■ **Stated problem**:
Each entry below should be returned exactly as is, with the pictures removed.

■ **Records provided**:
● ● ● ● ● ● ●
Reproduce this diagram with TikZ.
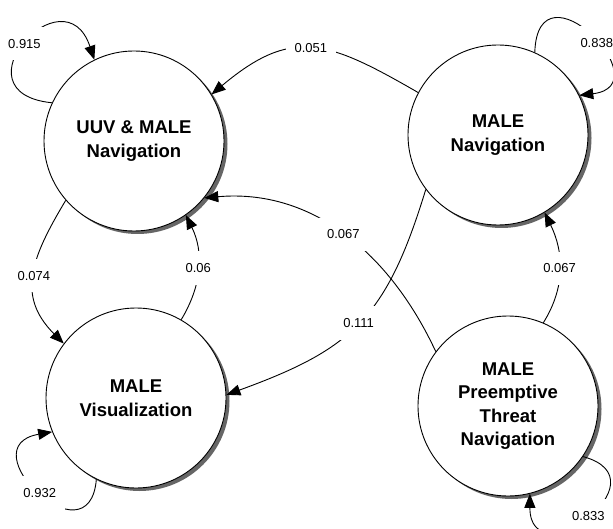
\documentclass[tikz,border=0pt]{standalone}
\usepackage{fontspec}
\setmainfont{Liberation Sans}
\usetikzlibrary{arrows.meta,shadows}
\begin{document}
\begin{tikzpicture}[x=1pt,y=1pt,
  state/.style={circle, draw=black, line width=0.9pt, fill=white, minimum size=180pt,
    inner sep=0pt, align=center, font=\fontsize{18.5}{23.5}\selectfont\bfseries,
    drop shadow={shadow xshift=3.5pt, shadow yshift=-3pt, fill=black!60, opacity=1}},
  trans/.style={line width=0.9pt, -{Triangle[length=14pt,width=11pt]}},
  lab/.style={fill=white, inner xsep=9pt, inner ysep=12pt, font=\fontsize{13}{15}\selectfont}
]
\useasboundingbox (0,0) rectangle (613,-529);
\node[state] (c1) at (134,-141) {UUV \& MALE\\Navigation};
\node[state] (c2) at (498,-135) {MALE\\Navigation};
\node[state] (c3) at (136,-398) {MALE\\Visualization};
\node[state] (c4) at (508,-406) {MALE\\Preemptive\\Threat\\Navigation};

\draw[trans] (c2.152) to[out=150,in=40,looseness=1.3] node[lab]{0.051} (c1.31);
\draw[trans] (c4.143) to[out=115,in=5] node[lab]{0.067} (c1.-39);
\draw[trans] (c2.217) to[out=253,in=20,looseness=1.2] node[lab]{0.111} (c3.2);
\draw[trans] (c4.67) to[out=58,in=-64] node[lab]{0.067} (c2.-59);
\draw[trans] (c3.60) to[out=59,in=-64] node[lab]{0.06} (c1.-55);
\draw[trans] (c1.221) to[out=239,in=135,looseness=1.2] node[lab]{0.074} (c3.143);

\draw[trans] (c1.155) .. controls +(-100,10) and +(-30,90) .. node[lab]{0.915} (c1.116);
\draw[trans] (c2.66) .. controls +(3,95) and +(84,10) .. node[lab,pos=0.56]{0.838} (c2.26);
\draw[trans] (c3.244) .. controls +(-7,-85) and +(-85,-15) .. node[lab]{0.932} (c3.202);
\draw[trans] (c4.-34) .. controls +(85,-23) and +(0,-85) .. node[lab]{0.833} (c4.-76);
\end{tikzpicture}
\end{document}
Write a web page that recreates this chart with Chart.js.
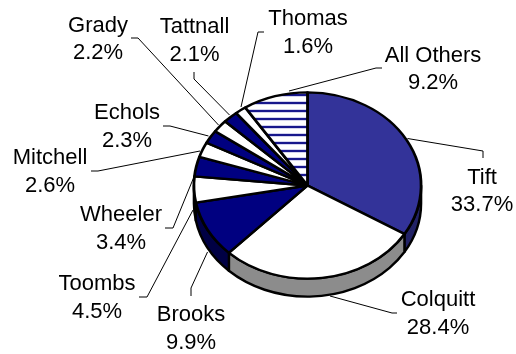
<!DOCTYPE html>
<html><head><meta charset="utf-8">
<style>html,body{margin:0;padding:0;background:#fff}canvas{display:block}</style>
<script src="https://cdn.jsdelivr.net/npm/chart.js@4"></script>
</head><body><canvas id="c" width="516" height="354" style="width:516px;height:354px"></canvas>
<script>
const categories = ["Tift","Colquitt","Brooks","Toombs","Wheeler","Mitchell","Echols","Grady","Tattnall","Thomas","All Others"];
const values = [33.7,28.4,9.9,4.5,3.4,2.6,2.3,2.2,2.1,1.6,9.2];
const tickLabels = ["33.7%","28.4%","9.9%","4.5%","3.4%","2.6%","2.3%","2.2%","2.1%","1.6%","9.2%"];

const TILT = 0.82, DEPTH = 18;
const sideColors = ["#222266","#8c8c8c","#000044","#ffffff","#000044","#ffffff","#000044","#ffffff","#000044","#ffffff","#ffffff"];
const labelAnchors = [[482,184,211],[438,306,334],[191,321,349],[97,290,318],[121,221,249],[50,164,192],[127,119,147],[98,32,59],[194.5,33,61],[308,25,53],[433,62,89]];
const leaders = [
 [[483,158],[483,151],[407.5,138.5]],
 [[397,313],[392,313],[330,296]],
 [[191,296],[191,288],[207.5,252]],
 [[139,297],[147,297],[193,210]],
 [[165,228],[173,228],[193.5,178]],
 [[91,171],[98,171],[200,151]],
 [[163,126],[170,126],[208.5,136]],
 [[131,38],[138,38],[218.5,125]],
 [[194,72],[194,79],[229.5,115]],
 [[264,32],[258,32],[241,107]],
 [[382,68],[376,68],[289,91]]
];

function stripes(ctx){
  const t=document.createElement('canvas');t.width=8;t.height=10;
  const g=t.getContext('2d');
  g.fillStyle='#fff';g.fillRect(0,0,8,10);
  g.fillStyle='#b9b9e3';g.fillRect(0,0,8,4);
  g.fillStyle='#000080';g.fillRect(0,1,8,2);
  const p=ctx.createPattern(t,'repeat');
  p.setTransform(new DOMMatrix().translate(0,4.89).scale(1,0.9756));
  return p;
}
const canvas=document.getElementById('c');
const ctx0=canvas.getContext('2d');
const sliceColors=["#333399","#ffffff","#000080","#ffffff","#000080","#ffffff","#000080","#ffffff","#000080","#ffffff",stripes(ctx0)];

const pie3d={
  id:'pie3d',
  beforeDatasetsDraw(chart){
    const ctx=chart.ctx, arcs=chart.getDatasetMeta(0).data;
    const {x:cx,y:cy,outerRadius:r}=arcs[0];
    const ry=r*TILT;
    ctx.save();
    ctx.lineWidth=2.4;ctx.strokeStyle='#000';ctx.lineJoin='round';
    arcs.forEach((a,i)=>{
      const s=a.startAngle,e=a.endAngle;
      const lo=Math.max(s,0),hi=Math.min(e,Math.PI);
      if(hi<=lo)return;
      ctx.beginPath();
      ctx.ellipse(cx,cy,r,ry,0,lo,hi);
      ctx.ellipse(cx,cy+DEPTH,r,ry,0,hi,lo,true);
      ctx.closePath();
      ctx.fillStyle=sideColors[i];ctx.fill();ctx.stroke();
    });
    ctx.restore();
    ctx.save();
    ctx.translate(cx,cy);ctx.scale(1,TILT);ctx.translate(-cx,-cy);
  },
  afterDatasetsDraw(chart){
    const ctx=chart.ctx;
    ctx.restore();
    ctx.save();
    ctx.strokeStyle='#000';ctx.lineWidth=1;
    leaders.forEach(l=>{
      ctx.beginPath();
      l.forEach((p,j)=>j?ctx.lineTo(p[0],p[1]):ctx.moveTo(p[0],p[1]));
      ctx.stroke();
    });
    ctx.fillStyle='#000';ctx.textAlign='center';ctx.textBaseline='alphabetic';
    ctx.font='22px "Liberation Sans", Arial, sans-serif';
    categories.forEach((c,i)=>{
      const a=labelAnchors[i];
      ctx.fillText(c,a[0],a[1]);
      ctx.fillText(tickLabels[i],a[0],a[2]);
    });
    ctx.restore();
  }
};

new Chart(canvas,{
  type:'pie',
  data:{labels:categories,datasets:[{data:values,backgroundColor:sliceColors,borderColor:'#000',borderWidth:2.8,borderJoinStyle:'round',hoverOffset:0}]},
  options:{
    responsive:false,animation:false,devicePixelRatio:1,
    layout:{padding:{left:192.5,right:93.5,top:70.5,bottom:53.5}},
    plugins:{legend:{display:false},tooltip:{enabled:false},title:{display:false}}
  },
  plugins:[pie3d]
});
</script></body></html>
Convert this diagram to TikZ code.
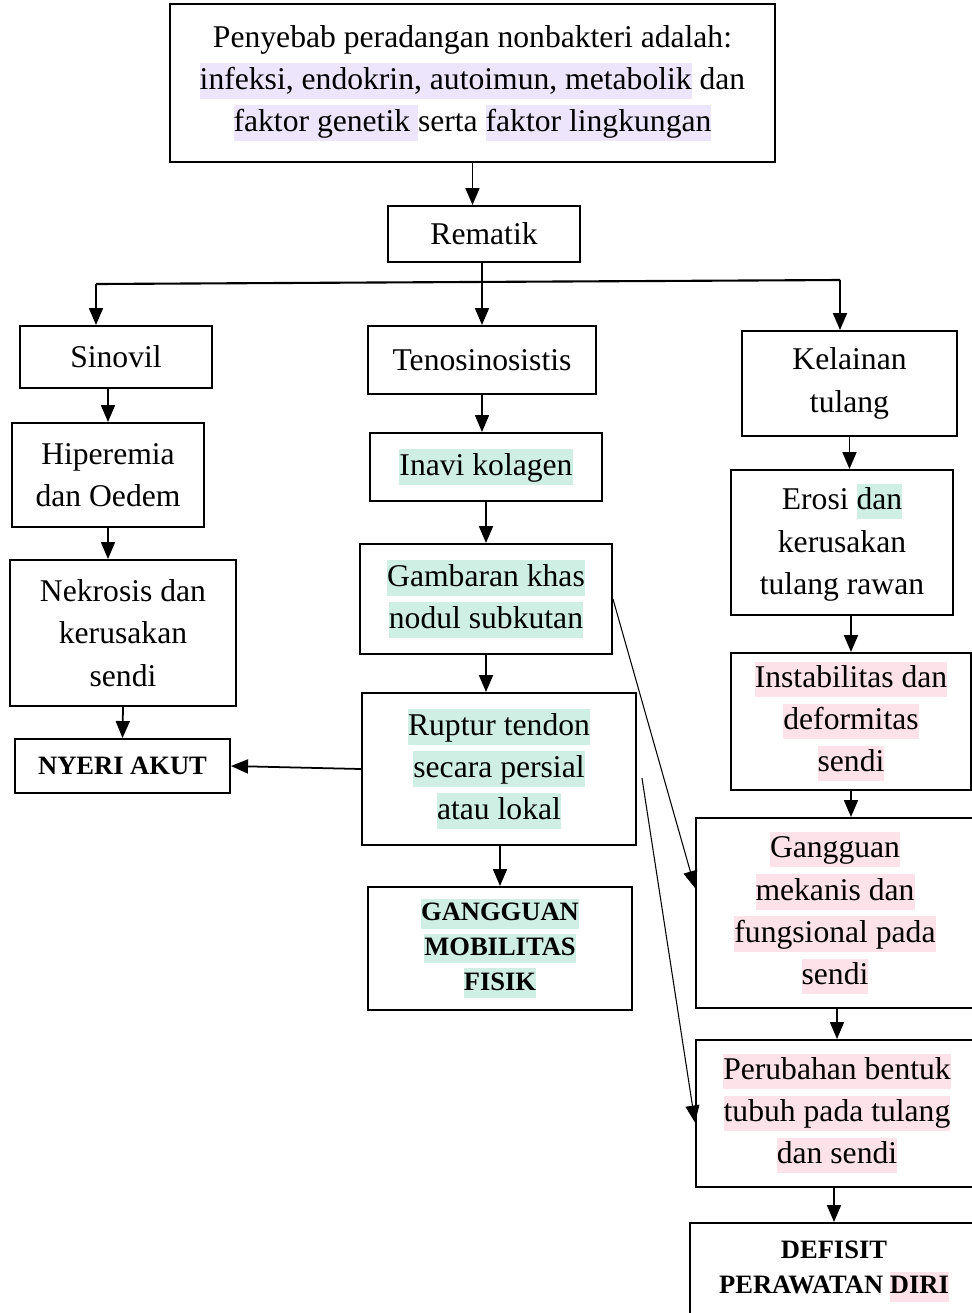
● ● ● ● ● ● ●
■ **Result**:
Reproduce this diagram with TikZ.
\documentclass[tikz,border=0pt]{standalone}
\usepackage{fontspec}
\setmainfont{Liberation Sans}
\usetikzlibrary{arrows.meta,shadows}
\begin{document}
\begin{tikzpicture}[x=1pt,y=1pt,
  state/.style={circle, draw=black, line width=0.9pt, fill=white, minimum size=180pt,
    inner sep=0pt, align=center, font=\fontsize{18.5}{23.5}\selectfont\bfseries,
    drop shadow={shadow xshift=3.5pt, shadow yshift=-3pt, fill=black!60, opacity=1}},
  trans/.style={line width=0.9pt, -{Triangle[length=14pt,width=11pt]}},
  lab/.style={fill=white, inner xsep=9pt, inner ysep=12pt, font=\fontsize{13}{15}\selectfont}
]
\useasboundingbox (0,0) rectangle (613,-529);
\node[state] (c1) at (134,-141) {UUV \& MALE\\Navigation};
\node[state] (c2) at (498,-135) {MALE\\Navigation};
\node[state] (c3) at (136,-398) {MALE\\Visualization};
\node[state] (c4) at (508,-406) {MALE\\Preemptive\\Threat\\Navigation};

\draw[trans] (c2.152) to[out=150,in=40,looseness=1.3] node[lab]{0.051} (c1.31);
\draw[trans] (c4.143) to[out=115,in=5] node[lab]{0.067} (c1.-39);
\draw[trans] (c2.217) to[out=253,in=20,looseness=1.2] node[lab]{0.111} (c3.2);
\draw[trans] (c4.67) to[out=58,in=-64] node[lab]{0.067} (c2.-59);
\draw[trans] (c3.60) to[out=59,in=-64] node[lab]{0.06} (c1.-55);
\draw[trans] (c1.221) to[out=239,in=135,looseness=1.2] node[lab]{0.074} (c3.143);

\draw[trans] (c1.155) .. controls +(-100,10) and +(-30,90) .. node[lab]{0.915} (c1.116);
\draw[trans] (c2.66) .. controls +(3,95) and +(84,10) .. node[lab,pos=0.56]{0.838} (c2.26);
\draw[trans] (c3.244) .. controls +(-7,-85) and +(-85,-15) .. node[lab]{0.932} (c3.202);
\draw[trans] (c4.-34) .. controls +(85,-23) and +(0,-85) .. node[lab]{0.833} (c4.-76);
\end{tikzpicture}
\end{document}
Write a web page that recreates this chart with Chart.js.
<!DOCTYPE html>
<html><head><meta charset="utf-8">
<style>html,body{margin:0;padding:0;background:#fff}canvas{display:block}</style>
<script src="https://cdn.jsdelivr.net/npm/chart.js@4"></script>
</head><body><canvas id="c" width="516" height="354" style="width:516px;height:354px"></canvas>
<script>
const categories = ["Tift","Colquitt","Brooks","Toombs","Wheeler","Mitchell","Echols","Grady","Tattnall","Thomas","All Others"];
const values = [33.7,28.4,9.9,4.5,3.4,2.6,2.3,2.2,2.1,1.6,9.2];
const tickLabels = ["33.7%","28.4%","9.9%","4.5%","3.4%","2.6%","2.3%","2.2%","2.1%","1.6%","9.2%"];

const TILT = 0.82, DEPTH = 18;
const sideColors = ["#222266","#8c8c8c","#000044","#ffffff","#000044","#ffffff","#000044","#ffffff","#000044","#ffffff","#ffffff"];
const labelAnchors = [[482,184,211],[438,306,334],[191,321,349],[97,290,318],[121,221,249],[50,164,192],[127,119,147],[98,32,59],[194.5,33,61],[308,25,53],[433,62,89]];
const leaders = [
 [[483,158],[483,151],[407.5,138.5]],
 [[397,313],[392,313],[330,296]],
 [[191,296],[191,288],[207.5,252]],
 [[139,297],[147,297],[193,210]],
 [[165,228],[173,228],[193.5,178]],
 [[91,171],[98,171],[200,151]],
 [[163,126],[170,126],[208.5,136]],
 [[131,38],[138,38],[218.5,125]],
 [[194,72],[194,79],[229.5,115]],
 [[264,32],[258,32],[241,107]],
 [[382,68],[376,68],[289,91]]
];

function stripes(ctx){
  const t=document.createElement('canvas');t.width=8;t.height=10;
  const g=t.getContext('2d');
  g.fillStyle='#fff';g.fillRect(0,0,8,10);
  g.fillStyle='#b9b9e3';g.fillRect(0,0,8,4);
  g.fillStyle='#000080';g.fillRect(0,1,8,2);
  const p=ctx.createPattern(t,'repeat');
  p.setTransform(new DOMMatrix().translate(0,4.89).scale(1,0.9756));
  return p;
}
const canvas=document.getElementById('c');
const ctx0=canvas.getContext('2d');
const sliceColors=["#333399","#ffffff","#000080","#ffffff","#000080","#ffffff","#000080","#ffffff","#000080","#ffffff",stripes(ctx0)];

const pie3d={
  id:'pie3d',
  beforeDatasetsDraw(chart){
    const ctx=chart.ctx, arcs=chart.getDatasetMeta(0).data;
    const {x:cx,y:cy,outerRadius:r}=arcs[0];
    const ry=r*TILT;
    ctx.save();
    ctx.lineWidth=2.4;ctx.strokeStyle='#000';ctx.lineJoin='round';
    arcs.forEach((a,i)=>{
      const s=a.startAngle,e=a.endAngle;
      const lo=Math.max(s,0),hi=Math.min(e,Math.PI);
      if(hi<=lo)return;
      ctx.beginPath();
      ctx.ellipse(cx,cy,r,ry,0,lo,hi);
      ctx.ellipse(cx,cy+DEPTH,r,ry,0,hi,lo,true);
      ctx.closePath();
      ctx.fillStyle=sideColors[i];ctx.fill();ctx.stroke();
    });
    ctx.restore();
    ctx.save();
    ctx.translate(cx,cy);ctx.scale(1,TILT);ctx.translate(-cx,-cy);
  },
  afterDatasetsDraw(chart){
    const ctx=chart.ctx;
    ctx.restore();
    ctx.save();
    ctx.strokeStyle='#000';ctx.lineWidth=1;
    leaders.forEach(l=>{
      ctx.beginPath();
      l.forEach((p,j)=>j?ctx.lineTo(p[0],p[1]):ctx.moveTo(p[0],p[1]));
      ctx.stroke();
    });
    ctx.fillStyle='#000';ctx.textAlign='center';ctx.textBaseline='alphabetic';
    ctx.font='22px "Liberation Sans", Arial, sans-serif';
    categories.forEach((c,i)=>{
      const a=labelAnchors[i];
      ctx.fillText(c,a[0],a[1]);
      ctx.fillText(tickLabels[i],a[0],a[2]);
    });
    ctx.restore();
  }
};

new Chart(canvas,{
  type:'pie',
  data:{labels:categories,datasets:[{data:values,backgroundColor:sliceColors,borderColor:'#000',borderWidth:2.8,borderJoinStyle:'round',hoverOffset:0}]},
  options:{
    responsive:false,animation:false,devicePixelRatio:1,
    layout:{padding:{left:192.5,right:93.5,top:70.5,bottom:53.5}},
    plugins:{legend:{display:false},tooltip:{enabled:false},title:{display:false}}
  },
  plugins:[pie3d]
});
</script></body></html>
Convert this diagram to TikZ code.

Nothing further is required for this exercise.